Hyperspectral Image Denoising via Self-Modulating Convolutional Neural Networks

TL;DR

This paper introduces SM-CNN, a self-modulating neural network for hyperspectral image denoising that adaptively leverages spectral and spatial information to effectively handle complex noise, outperforming existing methods.

Contribution

The paper proposes a novel spectral self-modulating residual block (SSMRB) that enables adaptive feature transformation, making the denoising network dynamic and more effective for complex noise in HSIs.

Findings

SM-CNN outperforms state-of-the-art methods on benchmark datasets.

The adaptive SSMRB enhances denoising performance under real-world noise.
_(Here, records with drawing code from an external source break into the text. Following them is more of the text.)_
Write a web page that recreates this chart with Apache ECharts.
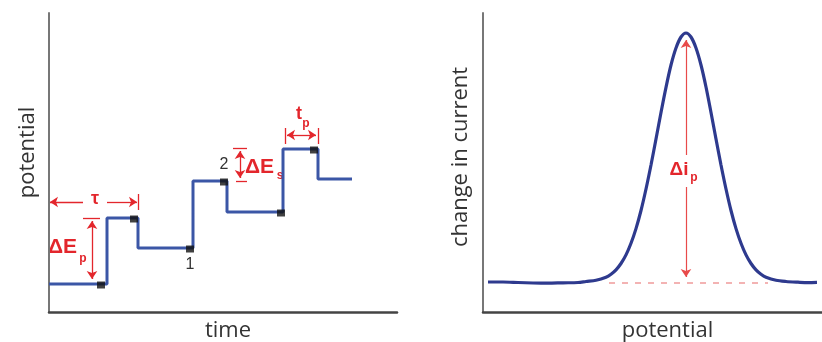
<!DOCTYPE html>
<html><head><meta charset="utf-8">
<script src="https://cdn.jsdelivr.net/npm/echarts@6/dist/echarts.min.js"></script>
<style>html,body{margin:0;padding:0;background:#fff}#c{width:822px;height:342px}</style>
</head><body><div id="c"></div>
<script>
// ---- Left panel: potential staircase vs time ----
const stepTimes   = [0, 58, 89, 144, 178, 234, 269, 303];
const stepLevels  = [28, 94, 64, 131, 100, 163, 133, 133];
const sampleTimes = [52, 85, 141, 175, 232, 265];
const sampleLevels = [28, 94, 64, 131, 100, 163];
const sampleNames = ['', '', '1', '2', '', ''];
// ---- Right panel: change in current vs potential ----
const potentialX = [5, 20, 35, 50, 65, 80, 95, 103, 113, 123, 128, 133, 138, 143, 148, 153, 158, 163, 168, 173, 178, 183, 188, 193, 198, 203, 208, 213, 218, 223, 228, 233, 238, 243, 248, 253, 258, 263, 268, 273, 278, 283, 293, 303, 315, 325, 334];
const currentY   = [30.0, 30.0, 29.5, 29.0, 28.8, 29.2, 29.5, 30.5, 31.7, 34.8, 37.8, 42.2, 48.5, 57.1, 68.7, 83.4, 101.5, 123, 147, 173, 199.5, 224.7, 247, 264, 275, 279, 275, 264, 247, 225, 199.5, 173, 147, 123, 101.5, 83.4, 68.7, 57.1, 48.5, 42.2, 37.8, 34.8, 31.7, 30.5, 29.8, 29.4, 29.6];
// axis titles
const xTitles = ['time', 'potential'];
const yTitles = ['potential', 'change in current'];

const RED = '#e3262c';
const chart = echarts.init(document.getElementById('c'));

function seg(a, b, s0, s1, style) {
  const p0 = {coord: a, symbol: s0 || 'none', symbolSize: 8};
  if (style) p0.lineStyle = style;
  return [p0, {coord: b, symbol: s1 || 'none', symbolSize: 8}];
}
const axisCommon = {
  axisTick: {show: false}, axisLabel: {show: false}, splitLine: {show: false},
  nameTextStyle: {fontFamily: 'Open Sans', fontSize: 22, color: '#333'}
};
function xAx(i, max, pad) {
  return Object.assign({}, axisCommon, {type: 'value', gridIndex: i, min: 0, max: max,
    name: xTitles[i], nameLocation: 'middle', nameGap: 8,
    nameTextStyle: Object.assign({}, axisCommon.nameTextStyle, {padding: [0, 0, 0, pad]}),
    axisLine: {show: true, lineStyle: {color: '#444', width: 2.5}}});
}
function yAx(i, pad, gap) {
  return Object.assign({}, axisCommon, {type: 'value', gridIndex: i, min: 0, max: 299,
    name: yTitles[i], nameLocation: 'middle', nameGap: gap,
    nameTextStyle: Object.assign({}, axisCommon.nameTextStyle, {padding: [0, 0, 0, pad]}),
    axisLine: {show: true, lineStyle: {color: '#777', width: 2}}});
}

const option = {
  animation: false,
  backgroundColor: '#fff',
  grid: [
    {left: 49, top: 13, width: 348, height: 299, containLabel: false, outerBoundsMode: 'none'},
    {left: 483, top: 13, width: 339, height: 299, containLabel: false, outerBoundsMode: 'none'}
  ],
  xAxis: [xAx(0, 348, 10), xAx(1, 339, 30)],
  yAxis: [yAx(0, 20, 10), yAx(1, 11, 11)],
  series: [
    {
      type: 'line', xAxisIndex: 0, yAxisIndex: 0, step: 'end', symbol: 'none',
      data: stepTimes.map((t, i) => [t, stepLevels[i]]),
      lineStyle: {color: '#3b56a6', width: 3},
      markLine: {
        silent: true, label: {show: false}, animation: false,
        lineStyle: {color: RED, width: 1.3, type: 'solid'},
        data: [
          seg([34, 110], [1, 110], 'none', 'arrow'),
          seg([58, 110], [88, 110], 'none', 'arrow'),
          seg([89, 118], [89, 102]),
          seg([34, 94], [51, 94]),
          seg([43, 91], [43, 33], 'arrow', 'arrow'),
          seg([184, 164], [198, 164]),
          seg([191, 161], [191, 134], 'arrow', 'arrow'),
          seg([187, 131], [198, 131]),
          seg([238, 177], [267, 177], 'arrow', 'arrow'),
          seg([236, 184], [236, 168]),
          seg([269, 184], [269, 168])
        ]
      }
    },
    {
      type: 'scatter', xAxisIndex: 0, yAxisIndex: 0, symbol: 'rect', symbolSize: [8, 7],
      symbolOffset: [0, 1], itemStyle: {color: '#111'},
      data: sampleTimes.map((t, i) => ({value: [t, sampleLevels[i]], name: sampleNames[i]})),
      z: 3
    },
    {
      type: 'line', xAxisIndex: 1, yAxisIndex: 1, smooth: 0.3, symbol: 'none',
      data: potentialX.map((x, i) => [x, currentY[i]]),
      lineStyle: {color: '#2e3a8e', width: 3.2},
      markLine: {
        silent: true, label: {show: false}, animation: false,
        lineStyle: {color: '#e84a4a', width: 1.2, type: 'solid'},
        data: [
          seg([126, 29], [285, 29], 'none', 'none', {color: '#f09a9a', type: [6, 7], width: 1.5}),
          seg([203, 157], [203, 272], 'none', 'arrow'),
          seg([203, 125], [203, 35], 'none', 'arrow')
        ]
      }
    }
  ]
};
chart.setOption(option);

// annotation texts, anchored in data coordinates of each panel
const notes = [
  {g: 0, p: [46, 113], t: 'τ', s: 18, w: 'bold', c: RED, a: 'center'},
  {g: 0, p: [-1, 65], t: 'ΔE', s: 21, w: 'bold', c: RED, a: 'left'},
  {g: 0, p: [34, 53], t: 'p', s: 12, w: 'bold', c: RED, a: 'center'},
  {g: 0, p: [141, 47], t: '1', s: 16, w: 'normal', c: '#333', a: 'center'},
  {g: 0, p: [175, 147], t: '2', s: 16, w: 'normal', c: '#333', a: 'center'},
  {g: 0, p: [196, 145], t: 'ΔE', s: 21, w: 'bold', c: RED, a: 'left'},
  {g: 0, p: [231, 136], t: 's', s: 12, w: 'bold', c: RED, a: 'center'},
  {g: 0, p: [250, 198], t: 't', s: 18, w: 'bold', c: RED, a: 'center'},
  {g: 0, p: [257, 188], t: 'p', s: 12, w: 'bold', c: RED, a: 'center'},
  {g: 1, p: [196, 142], t: 'Δi', s: 19, w: 'bold', c: RED, a: 'center'},
  {g: 1, p: [211, 134], t: 'p', s: 12, w: 'bold', c: RED, a: 'center'}
];
chart.setOption({
  graphic: notes.map(n => {
    const px = chart.convertToPixel({gridIndex: n.g}, n.p);
    return {type: 'text', x: px[0], y: px[1], silent: true,
      style: {text: n.t, fontFamily: 'Liberation Sans', fontSize: n.s, fontWeight: n.w,
        fill: n.c, textAlign: n.a, textVerticalAlign: 'middle'}};
  })
});
</script></body></html>
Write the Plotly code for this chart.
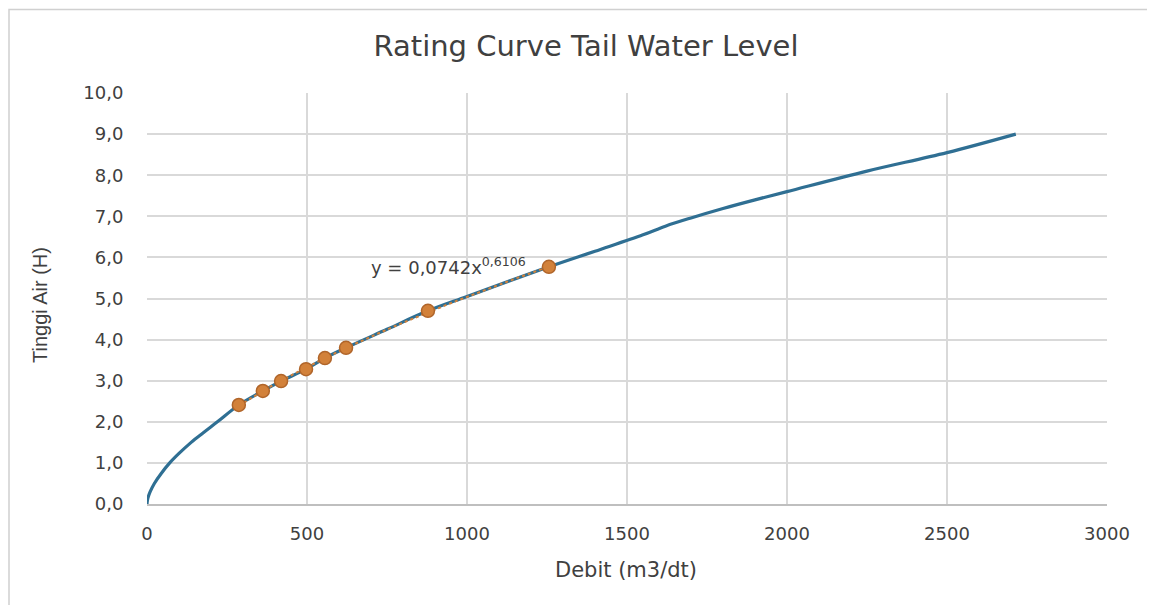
import numpy as np
import plotly.graph_objects as go

# Rating curve (blue line)
curve_q = [0, 1, 3, 10, 23, 45, 71, 100, 138, 175, 220, 287, 362, 419, 497, 556, 622, 750, 878, 1000,
           1256, 1400, 1550, 1620, 1700, 1800, 1900, 2000, 2250, 2500, 2715]
curve_h = [0, 0.07, 0.15, 0.30, 0.5, 0.75, 1.0, 1.23, 1.5, 1.73, 2.0, 2.41, 2.75, 2.99, 3.28, 3.55, 3.80, 4.25, 4.70, 5.05,
           5.77, 6.15, 6.55, 6.76, 6.96, 7.19, 7.40, 7.6, 8.1, 8.55, 9.0]

# Measured points (orange)
obs_q = [287, 362, 419, 497, 556, 622, 878, 1256]
obs_h = [2.41, 2.75, 2.99, 3.28, 3.55, 3.80, 4.70, 5.77]

x_ticks = [0, 500, 1000, 1500, 2000, 2500, 3000]
y_ticks = [0, 1, 2, 3, 4, 5, 6, 7, 8, 9, 10]

# power trendline fitted to the measured points (as Excel does)
b, ln_a = np.polyfit(np.log(obs_q), np.log(obs_h), 1)
tq = np.linspace(min(obs_q), max(obs_q), 60)
th = np.exp(ln_a) * tq ** b

FONT = "DejaVu Sans, sans-serif"
FONT2 = "Liberation Sans, Arial, sans-serif"
TXT = "#404040"
BLUE = "#2f6f93"
ORANGE = "#d2813a"

# body has an 8px margin in the page: compensate
W, H = 1147, 597
L, T, R, B = 139, 85, 1147 - (1107 - 8), 597 - (504 - 8)

fig = go.Figure()
fig.add_trace(go.Scatter(x=curve_q, y=curve_h, mode="lines",
                         line=dict(color=BLUE, width=3.2, shape="spline", smoothing=1.0),
                         showlegend=False))
fig.add_trace(go.Scatter(x=tq, y=th, mode="lines", line=dict(color=ORANGE, width=2, dash="dot"),
                         showlegend=False))
fig.add_trace(go.Scatter(x=obs_q, y=obs_h, mode="markers",
                         marker=dict(color=ORANGE, size=13, line=dict(color="#b0652a", width=1.5)),
                         showlegend=False))

fig.add_annotation(x=941, y=5.78, xref="x", yref="y", showarrow=False,
                   text="y = 0,0742x<sup>0,6106</sup>", font=dict(family=FONT, size=18, color=TXT))

# axis titles
fig.add_annotation(x=(626 - 147) / 960, y=(504 - 570) / 411, xref="paper", yref="paper", showarrow=False,
                   xanchor="center", yanchor="middle",
                   text="Debit (m3/dt)", font=dict(family=FONT, size=21, color=TXT))
fig.add_annotation(x=(40 - 147) / 960, y=(504 - 305) / 411, xref="paper", yref="paper", showarrow=False,
                   xanchor="center", yanchor="middle",
                   textangle=-90, text="Tinggi Air (H)", font=dict(family=FONT2, size=20, color=TXT))

fig.update_layout(
    width=W, height=H,
    margin=dict(l=L, r=R, t=T, b=B),
    paper_bgcolor="white", plot_bgcolor="white",
    separators=",.",
    title=dict(text="Rating Curve Tail Water Level", x=(586 - 147) / 960, xref="paper", xanchor="center",
               y=1 - (46 - 8) / H, yanchor="middle",
               font=dict(family=FONT, size=29, color=TXT)),
    font=dict(family=FONT, color=TXT),
)
fig.update_xaxes(range=[0, 3000], tickvals=x_ticks, showgrid=True, gridcolor="#d9d9d9", gridwidth=1.5,
                 zeroline=False, showline=True, linecolor="#bfbfbf", linewidth=1.5,
                 ticks="outside", ticklen=13, tickcolor="rgba(0,0,0,0)",
                 tickfont=dict(size=18, family=FONT, color=TXT))
fig.update_yaxes(range=[0, 10], tickvals=y_ticks, tickformat=".1f", showgrid=True, gridcolor="#d9d9d9",
                 gridwidth=1.5, zeroline=False, showline=False,
                 ticks="outside", ticklen=19, tickcolor="rgba(0,0,0,0)",
                 tickfont=dict(size=18, family=FONT, color=TXT))

# outer chart-area border (left and top edges visible)
fig.add_shape(type="rect", xref="paper", yref="paper",
              x0=(9 - 147) / 960, x1=(1170 - 147) / 960, y0=(504 - 615) / 411, y1=(504 - 9.5) / 411,
              line=dict(color="#d0d0d0", width=1.5), layer="below")

fig.write_html("out.html")
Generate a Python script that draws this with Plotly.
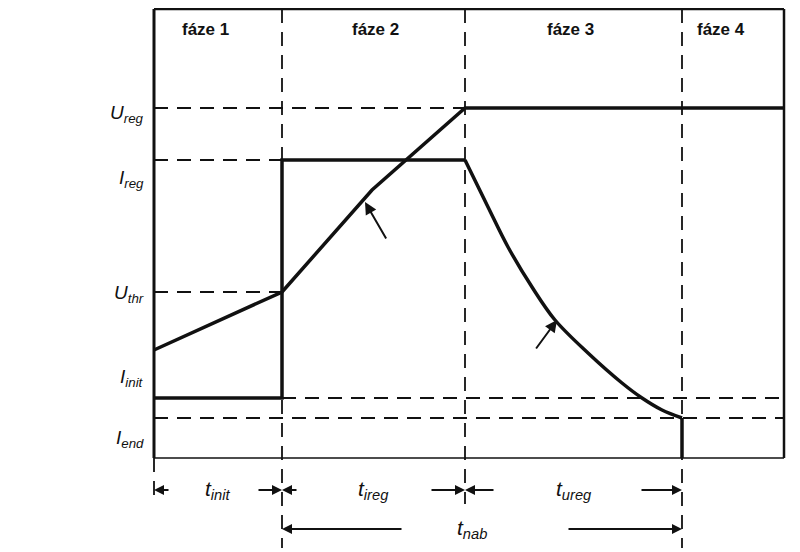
import plotly.graph_objects as go

# --- data (time units / value units, 0 = lower-left corner of the frame) ---
phase_bounds = [0.0, 12.8, 31.1, 52.8, 63.0]
phase_names = ["fáze 1", "fáze 2", "fáze 3", "fáze 4"]
frame_top = 44.9

level_names = ["U_reg", "I_reg", "U_thr", "I_init", "I_end"]
level_values = [35.0, 29.8, 16.6, 6.0, 4.0]
level_labels = ["<i>U</i><sub><i>reg</i></sub>", "<i>I</i><sub><i>reg</i></sub>",
                "<i>U</i><sub><i>thr</i></sub>", "<i>I</i><sub><i>init</i></sub>",
                "<i>I</i><sub><i>end</i></sub>"]

# charging voltage
volt_t = [0.0, 12.8, 21.8, 31.1, 63.0]
volt_v = [10.8, 16.6, 26.8, 35.0, 35.0]

# charging current: step part, then the decay in phase 3
curr_t = [0.0, 12.8, 12.8, 31.1, 33.4, 35.4, 37.8, 40.1, 43.4, 46.8, 48.8, 50.8, 52.8, 52.8]
curr_v = [6.0, 6.0, 29.8, 29.8, 25.1, 21.1, 17.1, 13.8, 10.5, 7.5, 6.0, 4.8, 4.0, 0.0]

# little arrows pointing at the curves: (tail_t, tail_v, tip_t, tip_v)
curve_arrows = [(23.3, 21.8, 21.1, 25.6), (38.1, 10.8, 40.3, 13.8)]

# time intervals below the chart: (label, start, end, row)
intervals = [("<i>t</i><sub><i>init</i></sub>", 0.0, 12.8, 1),
             ("<i>t</i><sub><i>ireg</i></sub>", 12.8, 31.1, 1),
             ("<i>t</i><sub><i>ureg</i></sub>", 31.1, 52.8, 1),
             ("<i>t</i><sub><i>nab</i></sub>", 12.8, 52.8, 2)]

# --- layout constants ---
ROW_Y = {1: -3.2, 2: -7.1}
ARROW_LEN = {1: (1.6, 2.5, 1.6, 3.5, 3.0, 4.2), 2: (12.1, 11.5)}
EXT_DOWN = [-4.4, -9.0, -4.6, -9.0]
PHASE_SHIFT = [-1.3, 0.2, -0.3, -1.2]
FONT = "Liberation Sans, Arial, sans-serif"
DASH = "14px,9px"
BLACK = "#111"

fig = go.Figure()


def seg(xs, ys, width=1.8, dash=None, shape="linear"):
    fig.add_trace(go.Scatter(x=xs, y=ys, mode="lines", hoverinfo="skip",
                             line=dict(color=BLACK, width=width, dash=dash, shape=shape)))


# frame
t_end = phase_bounds[-1]
seg([0, 0], [0, frame_top], width=3)
seg([0, t_end], [frame_top, frame_top], width=2.5)
seg([t_end, t_end], [frame_top, 0], width=2.5)
seg([0, t_end], [0, 0], width=1.5)

# vertical phase boundaries (dashed, extended below the frame)
seg([0, 0], [0, EXT_DOWN[0]], width=1.8, dash=DASH)
for b, low in zip(phase_bounds[1:4], EXT_DOWN[1:]):
    seg([b, b], [frame_top, low], width=1.8, dash=DASH)

# horizontal guide levels
lv = dict(zip(level_names, level_values))
seg([0, phase_bounds[2]], [lv["U_reg"]] * 2, dash=DASH)
seg([0, phase_bounds[1]], [lv["I_reg"]] * 2, dash=DASH)
seg([0, phase_bounds[1]], [lv["U_thr"]] * 2, dash=DASH)
seg([phase_bounds[1], t_end], [lv["I_init"]] * 2, dash=DASH)
seg([0, t_end], [lv["I_end"]] * 2, dash=DASH)

# curves
seg(volt_t, volt_v, width=3.5)
seg(curr_t[:4], curr_v[:4], width=3.5)
seg(curr_t[3:-1], curr_v[3:-1], width=3.5, shape="spline")
seg(curr_t[-2:], curr_v[-2:], width=3.5)

ann = []
for tx, ty, hx, hy in curve_arrows:
    ann.append(dict(x=hx, y=hy, ax=tx, ay=ty, xref="x", yref="y", axref="x", ayref="y",
                    text="", showarrow=True, arrowhead=2, arrowsize=1.2,
                    arrowwidth=2, arrowcolor=BLACK))

# phase titles
for i, name in enumerate(phase_names):
    ann.append(dict(x=(phase_bounds[i] + phase_bounds[i + 1]) / 2 + PHASE_SHIFT[i], y=42.9,
                    text=f"<b>{name}</b>", showarrow=False,
                    font=dict(family=FONT, size=17, color=BLACK)))

# level labels on the left
label_shift = [-0.6, -1.9, -0.2, 2.0, -2.1]
for text, v, dv in zip(level_labels, level_values, label_shift):
    ann.append(dict(x=-0.8, y=v + dv, text=text, xanchor="right", showarrow=False,
                    font=dict(family=FONT, size=19, color=BLACK)))

# time dimension lines
row1 = phase_bounds[:4]
L1 = ARROW_LEN[1]
dims = [(row1[0] + L1[0], row1[0], 1), (row1[1] - L1[1], row1[1], 1), (row1[1] + L1[2], row1[1], 1),
        (row1[2] - L1[3], row1[2], 1), (row1[2] + L1[4], row1[2], 1), (row1[3] - L1[5], row1[3], 1),
        (row1[1] + ARROW_LEN[2][0], row1[1], 2), (row1[3] - ARROW_LEN[2][1], row1[3], 2)]
for tail, tip, r in dims:
    ann.append(dict(x=tip, y=ROW_Y[r], ax=tail, ay=ROW_Y[r], xref="x", yref="y", axref="x",
                    ayref="y", text="", showarrow=True, arrowhead=2, arrowsize=1,
                    arrowwidth=2, arrowcolor=BLACK))
for text, a, b, r in intervals:
    ann.append(dict(x=(a + b) / 2 - (1.0 if r == 2 else 0), y=ROW_Y[r], text=text, showarrow=False,
                    font=dict(family=FONT, size=21, color=BLACK)))

# the page body adds an 8px offset, so the ranges are shifted to compensate
fig.update_layout(
    width=800, height=552, showlegend=False, annotations=ann,
    paper_bgcolor="white", plot_bgcolor="white",
    margin=dict(l=0, r=0, t=0, b=0),
    xaxis=dict(range=[-14.6, 65.4], visible=False, fixedrange=True),
    yaxis=dict(range=[-10.2, 45.0], visible=False, fixedrange=True))

fig.write_html("out.html")
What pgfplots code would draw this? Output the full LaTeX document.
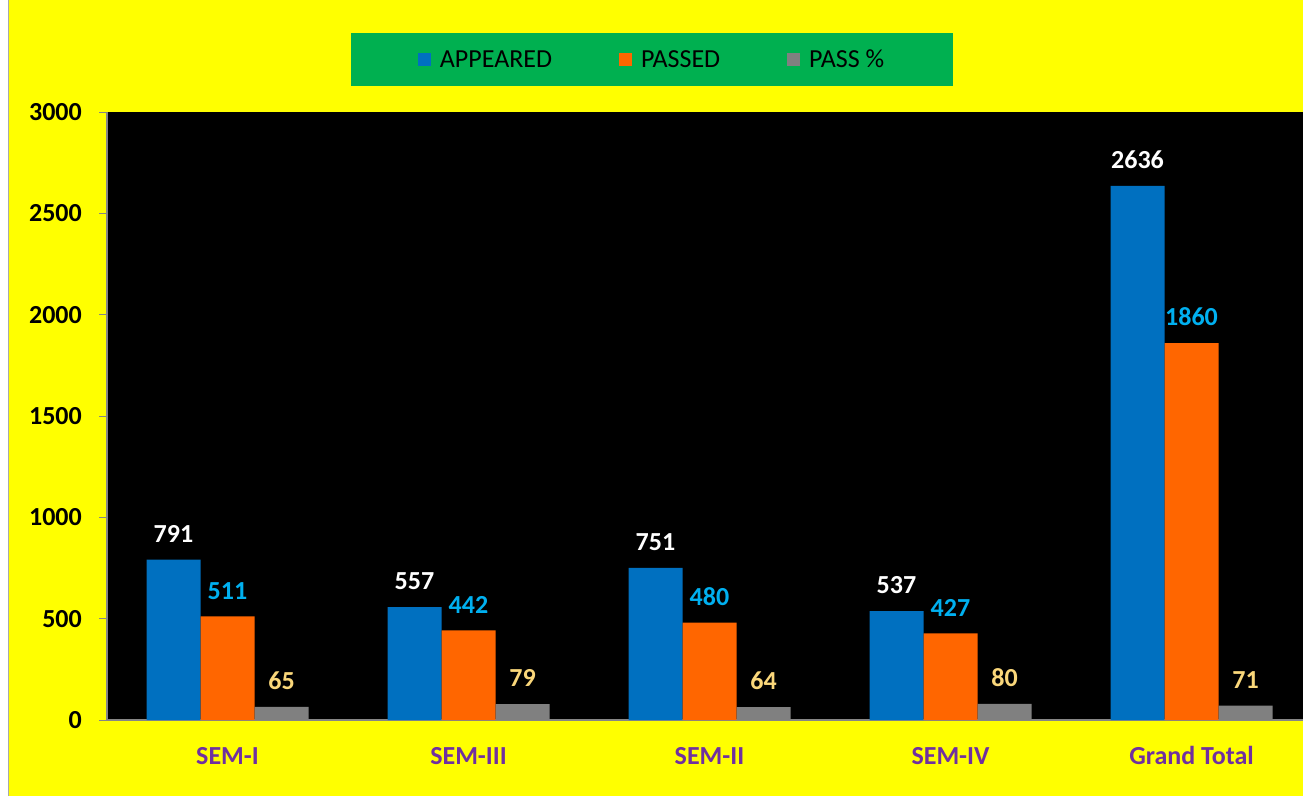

Experimental results show significant qualitative and quantitative improvements.

Abstract

Compared to natural images, hyperspectral images (HSIs) consist of a large number of bands, with each band capturing different spectral information from a certain wavelength, even some beyond the visible spectrum. These characteristics of HSIs make them highly effective for remote sensing applications. That said, the existing hyperspectral imaging devices introduce severe degradation in HSIs. Hence, hyperspectral image denoising has attracted lots of attention by the community lately. While recent deep HSI denoising methods have provided effective solutions, their performance under real-life complex noise remains suboptimal, as they lack adaptability to new data. To overcome these limitations, in our work, we introduce a self-modulating convolutional neural network which we refer to as SM-CNN, which utilizes correlated spectral and spatial information. At the core of the model lies a novel block, which we call spectral self-modulating residual block (SSMRB), that allows the network to transform the features in an adaptive manner based on the adjacent spectral data, enhancing the network's ability to handle complex noise. In particular, the introduction of SSMRB transforms our denoising network into a dynamic network that adapts its predicted features while denoising every input HSI with respect to its spatio-spectral characteristics. Experimental analysis on both synthetic and real data shows that the proposed SM-CNN outperforms other state-of-the-art HSI denoising methods both quantitatively and qualitatively on public benchmark datasets.